Samuel Harvey Reynolds was the son of Samuel Reynolds, FRCS, a surgeon practising in Stoke Newington. He was born in 1832, so was aged 15/16 when he entered the school in 1847, considerably older than his two classmates who were aged respectively 11 and 10. This age difference meant that Reynolds was seen very much as the responsible, senior member of the school during its earliest years, frequently being chastised for faults in the younger boys. However, his reminiscences are affectionate, and tempered with a sense of humour and proportion:
The Radley system, then and afterwards, I must describe as well as I can. I think that any boy, coming to Radley from another school, as many of us did, must have felt at once the much greater individual care which he received. Radley boys, as Mr Sewell more than once told us, were to be brought up to be gentlemen, scholars and Christians; and this design the Warden and the rest of the staff spared no pains to carry out. Conduct and character were closely watched; faults were observed and checked, not only as offences against College rules, but as inconsistent with the high standard to which we were expected to confirm. Nothing, however trivial, was suffered to pass without notice. Our dress, our behaviour at meals, and during play-hours, and at all times, were under constant scrutiny and control. That all this was done with the best object I am sure, but I am not so sure that it was done wisely and well. Possibly it was a little over-done. Radley, under the then Warden, was in the nature of a hot-house. Life at the place was, for many of us, a cramped and artificial life. It would have been better, perhaps, if we had been left a little more to ourselves, and had not been forced to feel at every turn that we were living under a perpetual restraint. I speak of Radley as I knew it. Things have been managed with more judgement since. They would have been managed with more judgement then, if the Warden himself had ever been at a public school, or had known more than he did about public school life.1
Reynolds left Radley in 1850 to attend Exeter College, Oxford.
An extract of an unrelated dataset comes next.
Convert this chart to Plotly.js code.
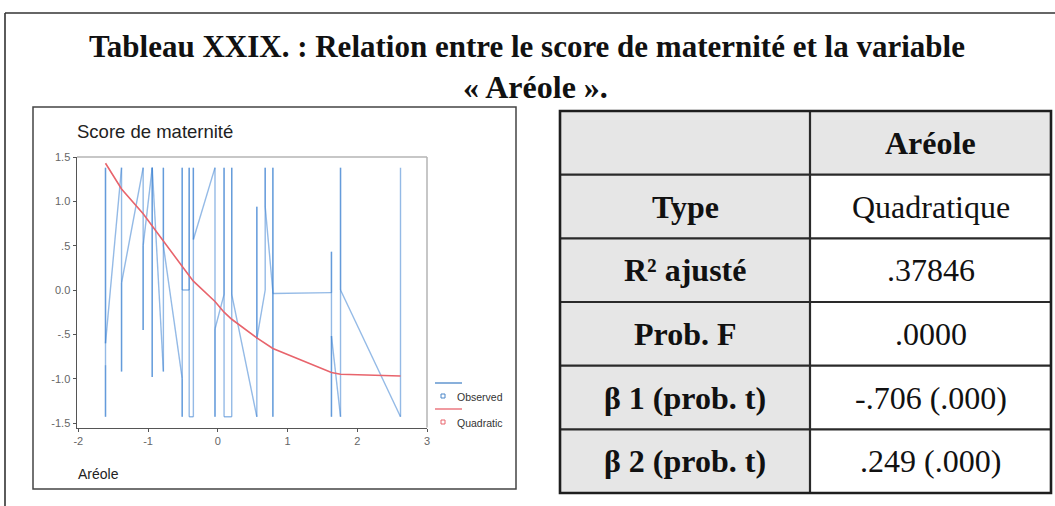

He had a distinguished career as an undergraduate, winning prizes for the Newdigate Prize Poem2 and the Chancellor’s English Essay Prize, and graduating with 1st Class Honours. He became a Fellow, Tutor and Bursar of Brasenose College, and served from 1871-93 as Vicar of East Ham. He became highly regarded as a writer, working on the staff of The Times newspaper and published extensively on Classics and Belles-lettres. He died at Biarritz in 1897.
See entry in the Oxford Dictionary of National Biography.
1: Quoted in TD Raikes. Sicut Columbae. Oxford, 1897
2: Four Old Radleians have won the Newdigate Prize for Poetry at the University of Oxford. These are: Samuel Reynolds, 1853: The Ruins of Egyptian Thebes; Robert Crutwell, 1907: Luis de Camoens; Peter Way, 1948: Caesarion; Andrew Motion, 1975: The tides.